The company’s chief executive, Stephen Sanderson, added “This independent technical viewpoint adds further weight to the potential significance of the HH-1 well and the potential of the Horse Hill licences.”

UKOG’s shares had been suspended before yesterday’s announcement. City Am said they rose by up to l52% in early trading. But at the close of trading yesterday they were up 3.77%.

1 reply »

  1. ‘Local people’ have been very happy to import from less well regulated wells for decades and have always been unhappy with production near them. That is just human nature. The reality though is often very different. Most people have absolutely no idea about the infrastructure around them, to the point where I have seen a chunk of a village come out to declare their objection to a gas development 1.5 miles from the village and that they did not want any gas production equipment near them only to be reminded by the older people of the village that it had been there 15 years.

    I have drilled some 120 wells around the world and seen many things.

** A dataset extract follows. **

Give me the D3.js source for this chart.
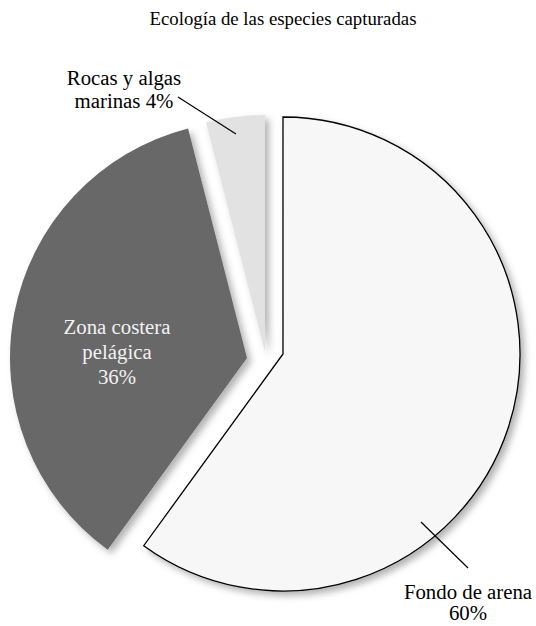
<!DOCTYPE html>
<html>
<head>
<meta charset="utf-8">
<script src="https://cdn.jsdelivr.net/npm/d3@7"></script>
<style>
    html, body { margin: 0; padding: 0; background: #fff; }
</style>
</head>
<body>
<svg id="Chart" width="536" height="626"></svg>
<script>
var TITLE = 'Ecología de las especies capturadas';
var categories = ['Fondo de arena', 'Zona costera pelágica', 'Rocas y algas marinas'];
var shares = [60, 36, 4];
var labelLines = [
    ['Fondo de arena', '60%'],
    ['Zona costera', 'pelágica', '36%'],
    ['Rocas y algas', 'marinas 4%']
];

(function(window) {
    'use strict';

    /******************************************************************
        layout
     ******************************************************************/
    var FONT = '"Liberation Serif", Tinos, "Times New Roman", Times, "DejaVu Serif", serif';
    var CX = 283, CY = 354, R = 237;

    var fills   = ['#f7f7f7', '#686868', '#e1e2e1'];
    var strokes = ['#000', 'none', 'none'];
    var textCol = ['#000', '#f2f2f2', '#000'];
    var shift   = [[0, 0], [-36, 4], [-18, -2]];   // pulled-out slices

    // label anchor (centre x, first baseline) and leader line
    var labelPos = [[468, 599], [117, 334], [124, 85]];
    var lineH    = [21, 25, 23];
    var leaders  = [[[421, 522], [468, 568]], null, [[178, 97], [236, 134]]];

    var svg = d3.select('#Chart');

    var defs = svg.append('defs');
    defs.append('filter')
        .attr('id', 'shadow')
        .attr('x', '-20%').attr('y', '-20%')
        .attr('width', '140%').attr('height', '140%')
      .append('feDropShadow')
        .attr('dx', 4).attr('dy', 4)
        .attr('stdDeviation', 3.5)
        .attr('flood-color', '#000')
        .attr('flood-opacity', 0.3);

    svg.append('text')
        .attr('x', CX).attr('y', 25)
        .attr('text-anchor', 'middle')
        .attr('font-family', FONT)
        .attr('font-size', 18.8)
        .text(TITLE);

    var pie = d3.pie().sort(null).value(function(d) { return d; });
    var arc = d3.arc().innerRadius(0).outerRadius(R);
    var slices = pie(shares);

    // draw back to front so the outlined slice sits on top
    var order = [1, 2, 0];

    svg.append('g')
        .selectAll('path')
        .data(order.map(function(i) { return slices[i]; }))
        .join('path')
            .attr('transform', function(d) {
                var s = shift[d.index];
                return 'translate(' + (CX + s[0]) + ',' + (CY + s[1]) + ')';
            })
            .attr('d', arc)
            .attr('fill', function(d) { return fills[d.index]; })
            .attr('stroke', function(d) { return strokes[d.index]; })
            .attr('stroke-width', 1.3)
            .attr('stroke-linejoin', 'miter')
            .attr('filter', 'url(#shadow)');

    /******************************************************************
        labels
     ******************************************************************/
    var lab = svg.append('g');

    categories.forEach(function(c, i) {
        if (leaders[i]) {
            lab.append('line')
                .attr('x1', leaders[i][0][0]).attr('y1', leaders[i][0][1])
                .attr('x2', leaders[i][1][0]).attr('y2', leaders[i][1][1])
                .attr('stroke', '#000')
                .attr('stroke-width', 1.2);
        }
        var t = lab.append('text')
            .attr('text-anchor', 'middle')
            .attr('fill', textCol[i])
            .attr('font-family', FONT)
            .attr('font-size', 20.8);
        labelLines[i].forEach(function(s, k) {
            t.append('tspan')
                .attr('x', labelPos[i][0])
                .attr('y', labelPos[i][1] + k * lineH[i])
                .text(s);
        });
    });
})(window);
</script>
</body>
</html>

Given that we are going to be using large amounts of gas for the next 50 years (albeit it reducing) we really do want to do it at home and regulate it ourselves if what we want is to maximise both its environmental ethics and human ethics.

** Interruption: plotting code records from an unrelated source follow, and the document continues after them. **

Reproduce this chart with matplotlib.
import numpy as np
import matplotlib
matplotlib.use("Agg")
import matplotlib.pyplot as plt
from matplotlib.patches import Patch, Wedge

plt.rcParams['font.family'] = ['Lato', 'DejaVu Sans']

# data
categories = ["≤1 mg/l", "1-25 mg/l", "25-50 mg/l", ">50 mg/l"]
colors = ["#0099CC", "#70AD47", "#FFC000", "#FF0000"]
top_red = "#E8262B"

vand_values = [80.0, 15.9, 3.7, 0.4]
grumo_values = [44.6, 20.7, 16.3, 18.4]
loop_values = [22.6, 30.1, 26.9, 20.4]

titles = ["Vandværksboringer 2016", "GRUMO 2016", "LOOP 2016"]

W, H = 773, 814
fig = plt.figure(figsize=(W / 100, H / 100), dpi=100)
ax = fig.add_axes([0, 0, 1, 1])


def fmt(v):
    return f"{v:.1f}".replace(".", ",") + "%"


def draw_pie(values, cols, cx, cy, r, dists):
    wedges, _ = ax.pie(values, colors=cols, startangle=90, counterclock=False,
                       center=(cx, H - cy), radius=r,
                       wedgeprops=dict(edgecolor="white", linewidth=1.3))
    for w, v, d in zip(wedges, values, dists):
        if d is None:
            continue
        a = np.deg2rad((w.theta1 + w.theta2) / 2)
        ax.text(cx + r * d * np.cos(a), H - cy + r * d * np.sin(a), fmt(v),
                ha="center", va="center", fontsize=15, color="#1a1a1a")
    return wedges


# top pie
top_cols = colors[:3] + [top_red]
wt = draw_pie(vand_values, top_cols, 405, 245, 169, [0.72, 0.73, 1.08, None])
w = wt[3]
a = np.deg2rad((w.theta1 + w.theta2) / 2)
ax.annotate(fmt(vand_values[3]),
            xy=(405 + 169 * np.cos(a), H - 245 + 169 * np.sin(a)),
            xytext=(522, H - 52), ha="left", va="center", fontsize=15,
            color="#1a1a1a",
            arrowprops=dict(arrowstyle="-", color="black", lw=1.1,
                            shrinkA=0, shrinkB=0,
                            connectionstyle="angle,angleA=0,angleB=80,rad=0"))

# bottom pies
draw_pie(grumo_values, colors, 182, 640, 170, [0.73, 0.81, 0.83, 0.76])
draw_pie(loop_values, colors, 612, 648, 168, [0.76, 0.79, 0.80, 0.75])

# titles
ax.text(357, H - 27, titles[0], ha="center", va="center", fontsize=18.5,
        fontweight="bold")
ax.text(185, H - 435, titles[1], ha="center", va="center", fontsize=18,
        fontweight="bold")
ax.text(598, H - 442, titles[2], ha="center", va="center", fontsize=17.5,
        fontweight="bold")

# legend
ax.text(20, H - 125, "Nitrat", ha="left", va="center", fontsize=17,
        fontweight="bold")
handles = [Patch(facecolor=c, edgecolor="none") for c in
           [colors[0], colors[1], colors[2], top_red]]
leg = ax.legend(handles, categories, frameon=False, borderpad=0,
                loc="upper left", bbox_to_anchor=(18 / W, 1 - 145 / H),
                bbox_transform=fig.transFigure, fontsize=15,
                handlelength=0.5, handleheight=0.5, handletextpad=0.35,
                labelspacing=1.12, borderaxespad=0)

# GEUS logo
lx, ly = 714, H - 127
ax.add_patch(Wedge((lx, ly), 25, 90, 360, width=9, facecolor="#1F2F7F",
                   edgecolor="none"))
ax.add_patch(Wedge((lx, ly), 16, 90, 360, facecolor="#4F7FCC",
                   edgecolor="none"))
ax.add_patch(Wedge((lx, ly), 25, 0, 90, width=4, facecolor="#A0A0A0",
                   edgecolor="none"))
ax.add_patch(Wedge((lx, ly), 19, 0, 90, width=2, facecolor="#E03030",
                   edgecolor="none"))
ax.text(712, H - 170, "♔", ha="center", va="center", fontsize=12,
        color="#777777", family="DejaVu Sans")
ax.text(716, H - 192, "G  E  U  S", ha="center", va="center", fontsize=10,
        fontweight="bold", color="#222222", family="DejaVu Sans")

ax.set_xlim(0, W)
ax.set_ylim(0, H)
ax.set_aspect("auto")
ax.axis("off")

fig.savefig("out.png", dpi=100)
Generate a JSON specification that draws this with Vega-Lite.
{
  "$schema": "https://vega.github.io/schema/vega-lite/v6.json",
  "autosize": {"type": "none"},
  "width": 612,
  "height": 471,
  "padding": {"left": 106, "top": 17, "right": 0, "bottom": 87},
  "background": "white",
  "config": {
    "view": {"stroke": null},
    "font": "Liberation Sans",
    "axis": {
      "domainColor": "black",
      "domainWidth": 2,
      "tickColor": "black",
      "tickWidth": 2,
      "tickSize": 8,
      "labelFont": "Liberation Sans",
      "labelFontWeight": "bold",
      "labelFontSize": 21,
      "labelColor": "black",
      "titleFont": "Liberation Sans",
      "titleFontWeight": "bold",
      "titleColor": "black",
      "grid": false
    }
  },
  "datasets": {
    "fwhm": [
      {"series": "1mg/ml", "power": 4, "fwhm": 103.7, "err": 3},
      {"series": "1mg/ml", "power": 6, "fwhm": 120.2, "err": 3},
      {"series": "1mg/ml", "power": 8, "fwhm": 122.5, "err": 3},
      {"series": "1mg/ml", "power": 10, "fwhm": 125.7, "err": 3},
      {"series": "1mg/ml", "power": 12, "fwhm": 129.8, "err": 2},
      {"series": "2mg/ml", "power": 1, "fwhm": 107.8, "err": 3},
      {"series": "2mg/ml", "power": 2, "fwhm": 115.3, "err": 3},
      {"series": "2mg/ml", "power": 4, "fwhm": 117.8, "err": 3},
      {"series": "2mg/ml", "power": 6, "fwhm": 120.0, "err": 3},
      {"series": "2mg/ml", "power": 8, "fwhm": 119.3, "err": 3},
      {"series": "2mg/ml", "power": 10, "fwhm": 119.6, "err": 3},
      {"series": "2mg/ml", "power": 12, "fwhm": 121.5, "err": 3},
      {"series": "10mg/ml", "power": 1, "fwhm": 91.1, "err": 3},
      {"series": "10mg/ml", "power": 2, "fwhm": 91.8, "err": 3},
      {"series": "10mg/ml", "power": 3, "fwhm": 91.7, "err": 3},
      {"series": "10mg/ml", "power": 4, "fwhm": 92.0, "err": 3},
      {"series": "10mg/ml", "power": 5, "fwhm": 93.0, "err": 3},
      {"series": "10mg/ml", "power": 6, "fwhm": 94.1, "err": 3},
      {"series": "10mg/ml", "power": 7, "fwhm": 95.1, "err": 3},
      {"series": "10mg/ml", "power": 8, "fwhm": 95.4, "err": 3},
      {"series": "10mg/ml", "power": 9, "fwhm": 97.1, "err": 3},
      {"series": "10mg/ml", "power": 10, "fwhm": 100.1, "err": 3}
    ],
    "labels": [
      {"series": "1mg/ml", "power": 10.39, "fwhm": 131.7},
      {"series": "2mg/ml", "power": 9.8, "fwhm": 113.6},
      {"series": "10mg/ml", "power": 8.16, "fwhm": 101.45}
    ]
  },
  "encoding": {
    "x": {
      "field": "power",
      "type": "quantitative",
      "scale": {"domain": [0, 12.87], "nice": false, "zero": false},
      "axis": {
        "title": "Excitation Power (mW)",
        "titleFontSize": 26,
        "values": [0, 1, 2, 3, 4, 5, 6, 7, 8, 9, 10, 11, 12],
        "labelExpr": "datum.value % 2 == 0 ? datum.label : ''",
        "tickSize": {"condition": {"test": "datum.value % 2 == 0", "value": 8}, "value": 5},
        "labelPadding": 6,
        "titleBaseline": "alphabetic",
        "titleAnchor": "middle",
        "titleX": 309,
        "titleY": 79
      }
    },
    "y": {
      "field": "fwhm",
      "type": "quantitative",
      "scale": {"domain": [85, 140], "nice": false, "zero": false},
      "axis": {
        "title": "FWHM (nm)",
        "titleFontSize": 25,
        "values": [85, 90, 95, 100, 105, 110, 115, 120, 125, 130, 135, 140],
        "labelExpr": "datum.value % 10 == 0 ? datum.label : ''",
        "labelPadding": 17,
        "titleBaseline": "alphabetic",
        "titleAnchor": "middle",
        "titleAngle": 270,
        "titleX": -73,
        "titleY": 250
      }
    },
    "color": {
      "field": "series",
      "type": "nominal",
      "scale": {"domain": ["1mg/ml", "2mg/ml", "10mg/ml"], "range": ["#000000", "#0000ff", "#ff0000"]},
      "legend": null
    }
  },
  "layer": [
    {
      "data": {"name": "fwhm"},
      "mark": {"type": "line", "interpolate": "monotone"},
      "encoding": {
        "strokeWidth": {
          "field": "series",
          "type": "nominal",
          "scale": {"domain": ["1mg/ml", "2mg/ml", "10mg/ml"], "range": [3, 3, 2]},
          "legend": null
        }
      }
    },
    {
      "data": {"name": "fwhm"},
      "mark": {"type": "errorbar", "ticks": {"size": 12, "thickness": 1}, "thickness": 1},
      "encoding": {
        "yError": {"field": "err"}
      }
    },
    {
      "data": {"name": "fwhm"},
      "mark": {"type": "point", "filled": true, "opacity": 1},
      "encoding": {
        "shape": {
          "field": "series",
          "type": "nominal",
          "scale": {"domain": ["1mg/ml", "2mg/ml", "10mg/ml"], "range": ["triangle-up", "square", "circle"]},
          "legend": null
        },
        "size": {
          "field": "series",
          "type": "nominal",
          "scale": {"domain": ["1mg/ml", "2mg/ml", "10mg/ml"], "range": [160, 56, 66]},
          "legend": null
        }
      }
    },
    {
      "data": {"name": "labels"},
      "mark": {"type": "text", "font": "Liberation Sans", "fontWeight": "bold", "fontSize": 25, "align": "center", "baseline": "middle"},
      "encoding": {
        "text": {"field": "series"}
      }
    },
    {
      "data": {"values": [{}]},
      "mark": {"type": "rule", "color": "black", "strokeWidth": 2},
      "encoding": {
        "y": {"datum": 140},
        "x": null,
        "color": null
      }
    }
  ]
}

    Of course, what we will probably do, as always, is shut down anything near ourselves and then import.

    The shale gas protesters know this one only too well though when they beg for propane at their anti fossil camps and wear their cheap plastic sunglasses. Extracting yourself from ‘the system’ is not possible. If you know your actions will only lead to outsourcing production and importing the products back in again because you know fully that you will use them because ‘you have to’ then your actions are hardly moral when you force production out of your own ability to regulate and into countries you know do not care as much as you about safety or the environment.

    It is ridiculously easy to stir up local opposition to anything at all. I know of some free tennis courts for a community blocked because the local housing didn’t like the idea of people coming to play free tennis near them. Make of that as you will, but it is very easy to stop things. The problem with energy is that we know we will use it and that the alternative is to import it. The town I live in has a large industrial facility that employs around 4000 people. At 5pm when they all leave it literally locks up the entire towns transport system meaning a 5 minute journey across the town becomes 40 minutes. To think that some people object to people having a job near them because it would mean 5 HGVs a day – I cannot see it as anything other than pure selfishness.